Veal kokkinisto with rice (Μοσχαράκι κοκκινιστό με ρύζι)

Veal kokkinisto with rice stars stewed veal slow cooked in a rich tomato sauce

Veal kokkinisto with rice stars stewed veal slow cooked in a rich tomato sauce

Happy Tsiknopempti everyone! It is carnival season in many areas of Greece and Cyprus and this festive week is called Kreatini (sandwiched between Profoni week and  Tirofagou week).  Tsiknopempti (Τσικνοπέμπτη), comes from the Greek words τσίκνα, which refers to the smell of roasting meat and Πέμπτη, which means Thursday. This is the day when many Greeks enjoy meat, and one of the last days in which this is permitted before the fast which precedes Greek Orthodox Easter.  Typically it is roasted and grilled meats which are feasted upon, however we live in Canada, where it is snowstorm and freezing temperature season. Canadian winters make outdoor grilling and roasting a little uncomfortable and although we are all for tradition, we’re not crazy.  So today, we offer a meat recipe to celebrate Tsiknopempti which does not require the great outdoors. Instead, here is the recipe for a traditional, slow braised veal in tomato sauce dish (kokkinisto / κοκκινιστό) with rice.  Kokkinisto means reddened in Greek, and represents the fact that the veal is cooked in a tomato sauce.

Veal kokkinisto with rice stars stewed veal slow cooked in a rich tomato sauce

Veal kokkinisto (Μοσχαράκι κοκκινιστό) is a dish that we have tried making on our own, several times.  Although always edible, it has lacked the depth of flavour and melt-in-your mouth tenderness of our parents version.  Totally ridiculous because as you will see, the recipe itself is very straight-forward.   We’re still unsure where exactly we went wrong in the past, but maybe it doesn’t matter too much anymore.  Because now we have our parents recipe…in fact, we ALL have our parents recipe.   Enjoy!


Helpful hints:

The veal front you will be using needs to be cut up into serving size portions.  That does not mean 1 inch cubes of meat; you are not making a stew.  The veal should be cut up into as many pieces as you want servings, with the understanding that not all pieces will be exactly the same size. As you are cutting your veal, remove any excess fat and discard.  If there is a bone, set it aside.  You can add it to your pot during the cooking process for additional flavour.

As with most of their recipes our parents use home-made tomato sauce.  If you have some, great.  If not, then you can easily substitute canned or bottled tomato juice or sauce.  According to our folks, either will work just fine.

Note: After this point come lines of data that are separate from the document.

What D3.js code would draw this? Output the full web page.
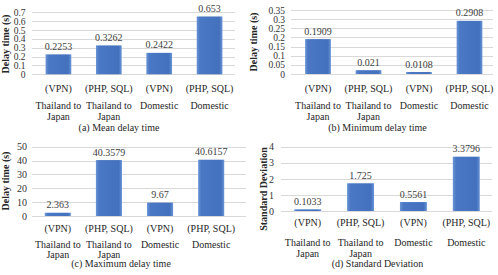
<!DOCTYPE html>
<html>
<head>
	<meta charset="utf-8">
	<script src="https://d3js.org/d3.v7.min.js"></script>
	<style>
		body { margin: 0; background: #fff; }
	</style>
</head>
<body>
	<div id="chart"></div>
	<script type="text/javascript">
		"use strict";

		// data
		var conn = ["(VPN)", "(PHP, SQL)", "(VPN)", "(PHP, SQL)"];
		var route = [["Thailand to", "Japan"], ["Thailand to", "Japan"], ["Domestic"], ["Domestic"]];
		var meanDelay = [0.2253, 0.3262, 0.2422, 0.653];
		var minDelay = [0.1909, 0.021, 0.0108, 0.2908];
		var maxDelay = [2.363, 40.3579, 9.67, 40.6157];
		var stdDev = [0.1033, 1.725, 0.5561, 3.3796];
		var meanTicks = [0, 0.1, 0.2, 0.3, 0.4, 0.5, 0.6, 0.7];
		var minTicks = [0, 0.05, 0.1, 0.15, 0.2, 0.25, 0.3, 0.35];
		var maxTicks = [0, 10, 20, 30, 40, 50];
		var stdTicks = [0, 1, 2, 3, 4];

		var width = 498, height = 275;
		var serif = "'Liberation Serif', 'Times New Roman', Times, Tinos, 'Noto Serif', 'DejaVu Serif', FreeSerif, serif";

		var svg = d3.select("#chart")
			.append("svg")
			.attr("width", width)
			.attr("height", height);

		// bar gradient, like the office chart style
		var grad = svg.append("defs").append("linearGradient")
			.attr("id", "barGrad")
			.attr("x1", 0).attr("x2", 1).attr("y1", 0).attr("y2", 0);
		grad.append("stop").attr("offset", "0%").attr("stop-color", "#6a95d6");
		grad.append("stop").attr("offset", "12%").attr("stop-color", "#4b78c4");
		grad.append("stop").attr("offset", "88%").attr("stop-color", "#4471bd");
		grad.append("stop").attr("offset", "100%").attr("stop-color", "#6a95d6");

		var panels = [
			{values: meanDelay, ticks: meanTicks, max: 0.7, x: [33, 235], y: [74.3, 12.3], grid: [32, 235],
				tickX: 25.5, tickFont: 9.5, title: "Delay time (s)", titlePos: [5, 44], rows: [88.3, 105, 116.5, 127.7],
				caption: "(a) Mean delay time", capX: 119},
			{values: minDelay, ticks: minTicks, max: 0.35, x: [292.5, 495], y: [74, 10], grid: [291, 493],
				tickX: 285, tickFont: 9.5, title: "Delay time (s)", titlePos: [253, 42], rows: [88.3, 105, 116.5, 127.7],
				caption: "(b) Minimum delay time", capX: 377.5},
			{values: maxDelay, ticks: maxTicks, max: 50, x: [32, 237], y: [216, 146.7], grid: [32, 246],
				tickX: 27, tickFont: 10, title: "Delay time (s)", titlePos: [5, 181], rows: [228.6, 244.3, 254.1, 263.9],
				caption: "(c) Maximum delay time", capX: 121},
			{values: stdDev, ticks: stdTicks, max: 4, x: [281, 493], y: [211, 146.7], grid: [281, 492],
				tickX: 274, tickFont: 10, title: "Standard Deviation", titlePos: [263, 189], rows: [222.8, 242.5, 253.5, 263.5],
				caption: "(d) Standard Deviation", capX: 377.5}
		];

		panels.forEach(function(p) {
			var g = svg.append("g");

			var x = d3.scaleBand()
				.domain(d3.range(p.values.length))
				.range(p.x)
				.paddingInner(0.49)
				.paddingOuter(0.25);

			var y = d3.scaleLinear()
				.domain([0, p.max])
				.range(p.y);

			// gridlines
			g.selectAll(".grid")
				.data(p.ticks)
				.enter().append("line")
				.attr("x1", p.grid[0])
				.attr("x2", p.grid[1])
				.attr("y1", function(d) { return Math.round(y(d)) + 0.5; })
				.attr("y2", function(d) { return Math.round(y(d)) + 0.5; })
				.attr("stroke", "#d9d9d9")
				.attr("stroke-width", 1);

			// y axis labels only, no domain line
			var axis = g.append("g")
				.attr("transform", "translate(" + p.tickX + ",0)")
				.call(d3.axisLeft(y)
					.tickValues(p.ticks)
					.tickSize(0)
					.tickPadding(0)
					.tickFormat(function(d) { return String(+d.toFixed(2)); }));
			axis.select(".domain").remove();
			axis.attr("font-family", null).attr("font-size", null);
			axis.selectAll("text")
				.style("font-family", serif)
				.style("font-size", p.tickFont + "px")
				.attr("fill", "#333");

			// bars
			g.selectAll(".bar")
				.data(p.values)
				.enter().append("rect")
				.attr("x", function(d, i) { return x(i); })
				.attr("y", function(d) { return y(d); })
				.attr("width", x.bandwidth())
				.attr("height", function(d) { return y(0) - y(d); })
				.attr("fill", "url(#barGrad)");

			// value labels
			g.selectAll(".val")
				.data(p.values)
				.enter().append("text")
				.attr("x", function(d, i) { return x(i) + x.bandwidth() / 2; })
				.attr("y", function(d) { return y(d) - 4.5; })
				.attr("text-anchor", "middle")
				.style("font-family", serif)
				.style("font-size", "10px")
				.attr("fill", "#404040")
				.text(function(d) { return String(d); });

			// category labels: connection type, then route on one or two lines
			g.selectAll(".conn")
				.data(conn)
				.enter().append("text")
				.attr("x", function(d, i) { return x(i) + x.bandwidth() / 2; })
				.attr("y", p.rows[0])
				.attr("dy", "0.35em")
				.attr("text-anchor", "middle")
				.style("font-family", serif)
				.style("font-size", "10px")
				.attr("fill", "#262626")
				.text(function(d) { return d; });

			route.forEach(function(lines, i) {
				lines.forEach(function(line, k) {
					g.append("text")
						.attr("x", x(i) + x.bandwidth() / 2)
						.attr("y", p.rows[1 + k])
						.attr("dy", "0.35em")
						.attr("text-anchor", "middle")
						.style("font-family", serif)
						.style("font-size", "10px")
						.attr("fill", "#262626")
						.text(line);
				});
			});

			// caption under the panel
			g.append("text")
				.attr("x", p.capX)
				.attr("y", p.rows[3])
				.attr("dy", "0.35em")
				.attr("text-anchor", "middle")
				.style("font-family", serif)
				.style("font-size", "10px")
				.attr("fill", "#262626")
				.text(p.caption);

			// y axis title
			g.append("text")
				.attr("transform", "translate(" + p.titlePos[0] + "," + p.titlePos[1] + ") rotate(-90)")
				.attr("dy", "0.35em")
				.attr("text-anchor", "middle")
				.style("font-family", serif)
				.style("font-size", "10px")
				.style("font-weight", "bold")
				.attr("fill", "#262626")
				.text(p.title);
		});
	</script>
</body>
</html>
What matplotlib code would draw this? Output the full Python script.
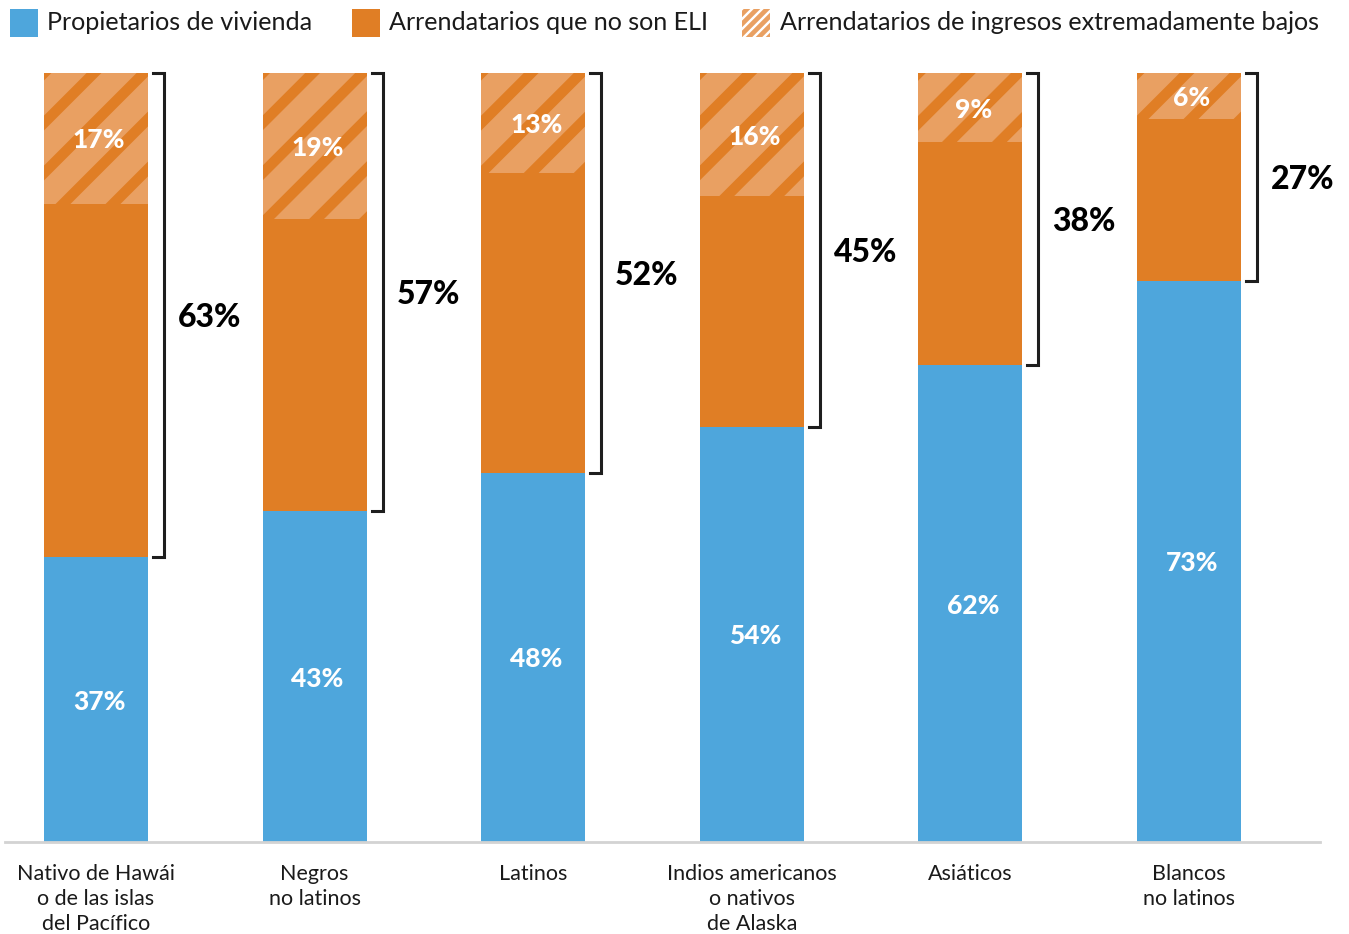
import matplotlib
matplotlib.use("Agg")
import matplotlib.pyplot as plt
from matplotlib.patches import Rectangle
from matplotlib.lines import Line2D
import matplotlib.transforms as mtransforms

# Data (percent of households)
categories = [
    "Nativo de Hawái\no de las islas\ndel Pacífico",
    "Negros\nno latinos",
    "Latinos",
    "Indios americanos\no nativos\nde Alaska",
    "Asiáticos",
    "Blancos\nno latinos",
]
owners = [37, 43, 48, 54, 62, 73]
renters_total = [63, 57, 52, 45, 38, 27]
eli_renters = [17, 19, 13, 16, 9, 6]
non_eli_renters = [46, 38, 39, 30, 29, 21]

legend_labels = [
    "Propietarios de vivienda",
    "Arrendatarios que no son ELI",
    "Arrendatarios de ingresos extremadamente bajos",
]

BLUE = "#4EA6DC"
ORANGE = "#E07E25"
LIGHT_ORANGE = "#E9A062"
DARK = "#1E1E1E"
TEXT = "#1A1A1A"

plt.rcParams["font.family"] = ["Lato", "DejaVu Sans"]

W, H = 1349, 934
fig = plt.figure(figsize=(W / 100, H / 100), dpi=100)
ax = fig.add_axes([5 / W, (H - 842) / H, (1320 - 5) / W, (842 - 73) / H])

step = 218.6
x = list(range(len(categories)))
width = 104 / step

ax.set_xlim(-(96 - 5) / step, (1320 - 96) / step)
ax.set_ylim(0, 100)

ax.bar(x, owners, width=width, color=BLUE, linewidth=0)
ax.bar(x, non_eli_renters, width=width, bottom=owners, color=ORANGE, linewidth=0)
bottoms_eli = [o + n for o, n in zip(owners, non_eli_renters)]
eli_bars = ax.bar(x, eli_renters, width=width, bottom=bottoms_eli,
                  color=LIGHT_ORANGE, linewidth=0)


def add_stripes(container, patch, spacing, lw_px, color):
    """Draw 45-degree stripes (display space) clipped to a patch."""
    bb = patch.get_window_extent()
    x0, y0, x1, y1 = bb.x0, bb.y0, bb.x1, bb.y1
    h = y1 - y0
    c = x0 - h - spacing
    while c < x1 + spacing:
        ln = Line2D([c, c + h + 2 * spacing], [y0 - spacing, y1 + spacing],
                    transform=mtransforms.IdentityTransform(), color=color,
                    linewidth=lw_px * 72 / 100, solid_capstyle="butt")
        container.add_artist(ln)
        ln.set_clip_path(patch)
        c += spacing


for b in eli_bars:
    add_stripes(ax, b, 50, 10.5, ORANGE)

# value labels inside bars (nudged slightly right)
nudge = mtransforms.offset_copy(ax.transData, fig=fig, x=3, y=0, units="dots")
for i in x:
    ax.text(i, owners[i] / 2, f"{owners[i]}%", ha="center",
            va="center_baseline", color="white", fontsize=19,
            fontweight="black", transform=nudge)
    ax.text(i, bottoms_eli[i] + eli_renters[i] / 2, f"{eli_renters[i]}%",
            ha="center", va="center_baseline", color="white", fontsize=19,
            fontweight="black", transform=nudge)

# brackets spanning renter share
bx_off = (164 - 96) / step
tick = 11 / step
for i in x:
    y0, y1 = owners[i], 100
    bx = i + bx_off
    ax.plot([bx - tick, bx, bx, bx - tick], [y0, y0, y1, y1], color=DARK,
            linewidth=2.2, solid_joinstyle="miter", clip_on=False)
    ax.text(i + (178 - 96) / step, (y0 + y1) / 2, f"{renters_total[i]}%",
            ha="left", va="center_baseline", color="black", fontsize=23,
            fontweight="black")

# axes styling
for s in ["top", "right", "left"]:
    ax.spines[s].set_visible(False)
ax.spines["bottom"].set_color("#D3D3D3")
ax.spines["bottom"].set_linewidth(2)
ax.set_yticks([])
ax.set_xticks(x)
ax.set_xticklabels(categories, fontsize=15.5, fontweight="normal", color=TEXT,
                   linespacing=1.3)
ax.tick_params(axis="x", length=0, pad=16)


# legend drawn in figure pixels
def fig_rect(x0, y0, w, h, **kw):
    r = Rectangle((x0 / W, 1 - (y0 + h) / H), w / W, h / H,
                  transform=fig.transFigure, **kw)
    fig.add_artist(r)
    return r


fig_rect(10, 9, 28, 28, facecolor=BLUE, linewidth=0)
fig_rect(352, 9, 28, 28, facecolor=ORANGE, linewidth=0)
hatch_key = fig_rect(742, 9, 28, 28, facecolor=LIGHT_ORANGE, linewidth=0)
add_stripes(fig, hatch_key, 10, 2.4, "white")

for xt, lab in zip([47, 389, 780], legend_labels):
    fig.text(xt / W, 1 - 23 / H, lab, ha="left", va="center", fontsize=18.1,
             fontweight="normal", color=TEXT)

fig.savefig("out.png", dpi=100)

Cooking rice used to stress us so much.  How does one know the exact ratio of rice to water?  Does the type of rice influence this ratio?  Should the rice be cooked covered, or uncovered?  At a simmer or a gentle boil?  For how long?  Is it worth it to buy a rice cooker?  Where the heck are we going to keep one more small appliance?  How could such a small grain cause such big anxiety?!  And then…we saw our parents cook rice and we thought…huh!?  What is wrong with us?  Why had we never thought to cook rice this way?  We’re smart people…usually.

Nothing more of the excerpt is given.